> Objective
Return all the data below as it stands, minus the pictures.

> Supplied data
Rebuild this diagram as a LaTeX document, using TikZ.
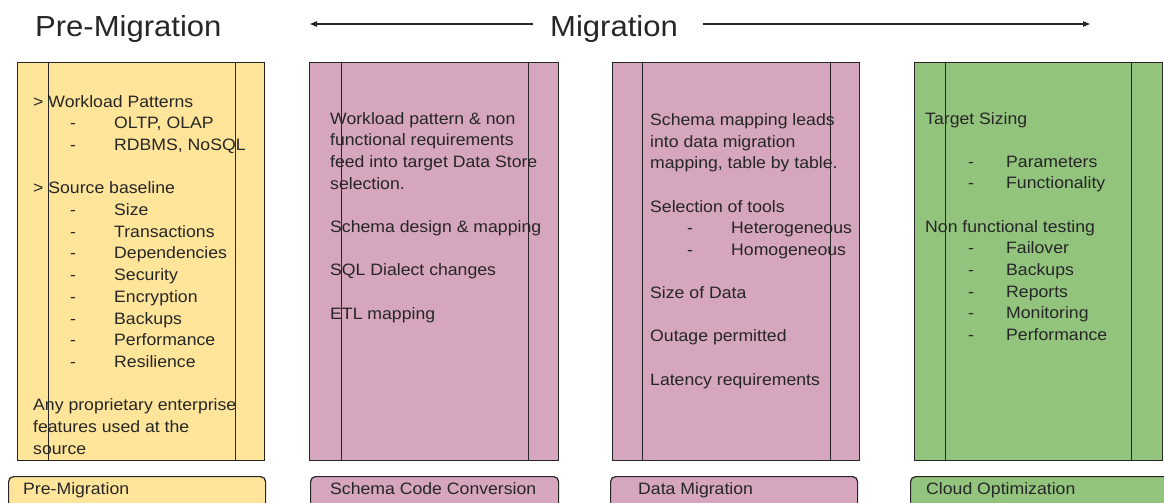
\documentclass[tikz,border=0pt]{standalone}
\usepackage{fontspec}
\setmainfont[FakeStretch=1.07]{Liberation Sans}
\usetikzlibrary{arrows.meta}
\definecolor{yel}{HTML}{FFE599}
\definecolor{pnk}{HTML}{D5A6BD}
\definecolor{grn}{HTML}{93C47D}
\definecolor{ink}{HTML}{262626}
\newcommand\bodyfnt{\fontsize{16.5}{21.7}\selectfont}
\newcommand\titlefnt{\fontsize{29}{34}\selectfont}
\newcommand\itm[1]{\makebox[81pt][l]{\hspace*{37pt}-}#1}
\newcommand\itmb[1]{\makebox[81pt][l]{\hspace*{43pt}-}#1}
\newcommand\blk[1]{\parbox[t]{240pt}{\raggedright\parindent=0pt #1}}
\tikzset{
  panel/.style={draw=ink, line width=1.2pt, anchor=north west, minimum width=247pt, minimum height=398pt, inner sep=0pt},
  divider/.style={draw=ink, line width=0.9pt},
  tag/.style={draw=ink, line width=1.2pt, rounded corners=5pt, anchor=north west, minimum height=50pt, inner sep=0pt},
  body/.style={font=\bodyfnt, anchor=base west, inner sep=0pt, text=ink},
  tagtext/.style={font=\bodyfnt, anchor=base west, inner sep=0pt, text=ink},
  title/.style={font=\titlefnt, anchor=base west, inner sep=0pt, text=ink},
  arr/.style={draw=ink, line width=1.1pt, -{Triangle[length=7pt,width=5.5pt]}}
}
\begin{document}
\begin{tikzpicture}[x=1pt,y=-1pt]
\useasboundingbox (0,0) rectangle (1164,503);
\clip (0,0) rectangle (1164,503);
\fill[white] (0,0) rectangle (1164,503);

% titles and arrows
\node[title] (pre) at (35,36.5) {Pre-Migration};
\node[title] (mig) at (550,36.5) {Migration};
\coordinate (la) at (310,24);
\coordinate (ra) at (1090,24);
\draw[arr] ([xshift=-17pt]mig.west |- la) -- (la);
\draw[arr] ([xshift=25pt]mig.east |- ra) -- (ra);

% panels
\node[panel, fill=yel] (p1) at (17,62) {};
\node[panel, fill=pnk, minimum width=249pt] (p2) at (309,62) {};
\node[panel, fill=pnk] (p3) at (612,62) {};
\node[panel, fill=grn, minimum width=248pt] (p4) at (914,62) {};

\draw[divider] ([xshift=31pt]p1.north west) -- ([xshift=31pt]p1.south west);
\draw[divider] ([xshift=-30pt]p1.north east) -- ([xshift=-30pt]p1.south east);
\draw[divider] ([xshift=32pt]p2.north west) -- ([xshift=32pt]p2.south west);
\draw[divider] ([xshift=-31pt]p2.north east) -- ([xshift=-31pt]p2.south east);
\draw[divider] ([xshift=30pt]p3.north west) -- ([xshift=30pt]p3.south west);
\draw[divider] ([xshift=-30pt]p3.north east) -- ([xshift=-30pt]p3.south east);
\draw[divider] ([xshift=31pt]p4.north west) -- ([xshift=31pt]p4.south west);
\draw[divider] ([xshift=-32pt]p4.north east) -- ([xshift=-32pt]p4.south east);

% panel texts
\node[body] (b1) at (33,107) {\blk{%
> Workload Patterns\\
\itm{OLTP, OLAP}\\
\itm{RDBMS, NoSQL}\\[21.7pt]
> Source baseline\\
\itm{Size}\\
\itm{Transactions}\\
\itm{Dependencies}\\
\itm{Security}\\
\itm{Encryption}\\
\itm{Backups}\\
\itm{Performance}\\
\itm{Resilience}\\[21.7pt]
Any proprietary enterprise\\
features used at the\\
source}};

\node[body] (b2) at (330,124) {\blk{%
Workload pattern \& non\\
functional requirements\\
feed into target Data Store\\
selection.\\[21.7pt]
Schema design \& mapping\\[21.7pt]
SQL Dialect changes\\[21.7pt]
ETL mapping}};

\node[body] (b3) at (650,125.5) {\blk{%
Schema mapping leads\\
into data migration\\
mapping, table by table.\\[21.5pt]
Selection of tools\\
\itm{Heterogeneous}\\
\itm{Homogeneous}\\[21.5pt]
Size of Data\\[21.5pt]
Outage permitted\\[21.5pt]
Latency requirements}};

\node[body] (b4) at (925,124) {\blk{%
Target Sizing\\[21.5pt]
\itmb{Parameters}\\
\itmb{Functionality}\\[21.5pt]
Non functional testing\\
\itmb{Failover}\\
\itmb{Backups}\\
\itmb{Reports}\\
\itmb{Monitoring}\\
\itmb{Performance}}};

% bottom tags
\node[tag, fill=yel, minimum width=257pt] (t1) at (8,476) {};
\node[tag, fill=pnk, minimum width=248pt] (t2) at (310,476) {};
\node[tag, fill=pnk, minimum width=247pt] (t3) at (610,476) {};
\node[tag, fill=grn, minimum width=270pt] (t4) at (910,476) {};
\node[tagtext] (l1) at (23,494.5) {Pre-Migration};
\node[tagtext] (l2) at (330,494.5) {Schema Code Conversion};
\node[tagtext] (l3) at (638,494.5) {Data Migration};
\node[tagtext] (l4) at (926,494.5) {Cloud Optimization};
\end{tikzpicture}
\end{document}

> Exercise answer
Rebuild this diagram as a LaTeX document, using TikZ.
\documentclass[tikz,border=0pt]{standalone}
\usepackage{fontspec}
\setmainfont[FakeStretch=1.07]{Liberation Sans}
\usetikzlibrary{arrows.meta}
\definecolor{yel}{HTML}{FFE599}
\definecolor{pnk}{HTML}{D5A6BD}
\definecolor{grn}{HTML}{93C47D}
\definecolor{ink}{HTML}{262626}
\newcommand\bodyfnt{\fontsize{16.5}{21.7}\selectfont}
\newcommand\titlefnt{\fontsize{29}{34}\selectfont}
\newcommand\itm[1]{\makebox[81pt][l]{\hspace*{37pt}-}#1}
\newcommand\itmb[1]{\makebox[81pt][l]{\hspace*{43pt}-}#1}
\newcommand\blk[1]{\parbox[t]{240pt}{\raggedright\parindent=0pt #1}}
\tikzset{
  panel/.style={draw=ink, line width=1.2pt, anchor=north west, minimum width=247pt, minimum height=398pt, inner sep=0pt},
  divider/.style={draw=ink, line width=0.9pt},
  tag/.style={draw=ink, line width=1.2pt, rounded corners=5pt, anchor=north west, minimum height=50pt, inner sep=0pt},
  body/.style={font=\bodyfnt, anchor=base west, inner sep=0pt, text=ink},
  tagtext/.style={font=\bodyfnt, anchor=base west, inner sep=0pt, text=ink},
  title/.style={font=\titlefnt, anchor=base west, inner sep=0pt, text=ink},
  arr/.style={draw=ink, line width=1.1pt, -{Triangle[length=7pt,width=5.5pt]}}
}
\begin{document}
\begin{tikzpicture}[x=1pt,y=-1pt]
\useasboundingbox (0,0) rectangle (1164,503);
\clip (0,0) rectangle (1164,503);
\fill[white] (0,0) rectangle (1164,503);

% titles and arrows
\node[title] (pre) at (35,36.5) {Pre-Migration};
\node[title] (mig) at (550,36.5) {Migration};
\coordinate (la) at (310,24);
\coordinate (ra) at (1090,24);
\draw[arr] ([xshift=-17pt]mig.west |- la) -- (la);
\draw[arr] ([xshift=25pt]mig.east |- ra) -- (ra);

% panels
\node[panel, fill=yel] (p1) at (17,62) {};
\node[panel, fill=pnk, minimum width=249pt] (p2) at (309,62) {};
\node[panel, fill=pnk] (p3) at (612,62) {};
\node[panel, fill=grn, minimum width=248pt] (p4) at (914,62) {};

\draw[divider] ([xshift=31pt]p1.north west) -- ([xshift=31pt]p1.south west);
\draw[divider] ([xshift=-30pt]p1.north east) -- ([xshift=-30pt]p1.south east);
\draw[divider] ([xshift=32pt]p2.north west) -- ([xshift=32pt]p2.south west);
\draw[divider] ([xshift=-31pt]p2.north east) -- ([xshift=-31pt]p2.south east);
\draw[divider] ([xshift=30pt]p3.north west) -- ([xshift=30pt]p3.south west);
\draw[divider] ([xshift=-30pt]p3.north east) -- ([xshift=-30pt]p3.south east);
\draw[divider] ([xshift=31pt]p4.north west) -- ([xshift=31pt]p4.south west);
\draw[divider] ([xshift=-32pt]p4.north east) -- ([xshift=-32pt]p4.south east);

% panel texts
\node[body] (b1) at (33,107) {\blk{%
> Workload Patterns\\
\itm{OLTP, OLAP}\\
\itm{RDBMS, NoSQL}\\[21.7pt]
> Source baseline\\
\itm{Size}\\
\itm{Transactions}\\
\itm{Dependencies}\\
\itm{Security}\\
\itm{Encryption}\\
\itm{Backups}\\
\itm{Performance}\\
\itm{Resilience}\\[21.7pt]
Any proprietary enterprise\\
features used at the\\
source}};

\node[body] (b2) at (330,124) {\blk{%
Workload pattern \& non\\
functional requirements\\
feed into target Data Store\\
selection.\\[21.7pt]
Schema design \& mapping\\[21.7pt]
SQL Dialect changes\\[21.7pt]
ETL mapping}};

\node[body] (b3) at (650,125.5) {\blk{%
Schema mapping leads\\
into data migration\\
mapping, table by table.\\[21.5pt]
Selection of tools\\
\itm{Heterogeneous}\\
\itm{Homogeneous}\\[21.5pt]
Size of Data\\[21.5pt]
Outage permitted\\[21.5pt]
Latency requirements}};

\node[body] (b4) at (925,124) {\blk{%
Target Sizing\\[21.5pt]
\itmb{Parameters}\\
\itmb{Functionality}\\[21.5pt]
Non functional testing\\
\itmb{Failover}\\
\itmb{Backups}\\
\itmb{Reports}\\
\itmb{Monitoring}\\
\itmb{Performance}}};

% bottom tags
\node[tag, fill=yel, minimum width=257pt] (t1) at (8,476) {};
\node[tag, fill=pnk, minimum width=248pt] (t2) at (310,476) {};
\node[tag, fill=pnk, minimum width=247pt] (t3) at (610,476) {};
\node[tag, fill=grn, minimum width=270pt] (t4) at (910,476) {};
\node[tagtext] (l1) at (23,494.5) {Pre-Migration};
\node[tagtext] (l2) at (330,494.5) {Schema Code Conversion};
\node[tagtext] (l3) at (638,494.5) {Data Migration};
\node[tagtext] (l4) at (926,494.5) {Cloud Optimization};
\end{tikzpicture}
\end{document}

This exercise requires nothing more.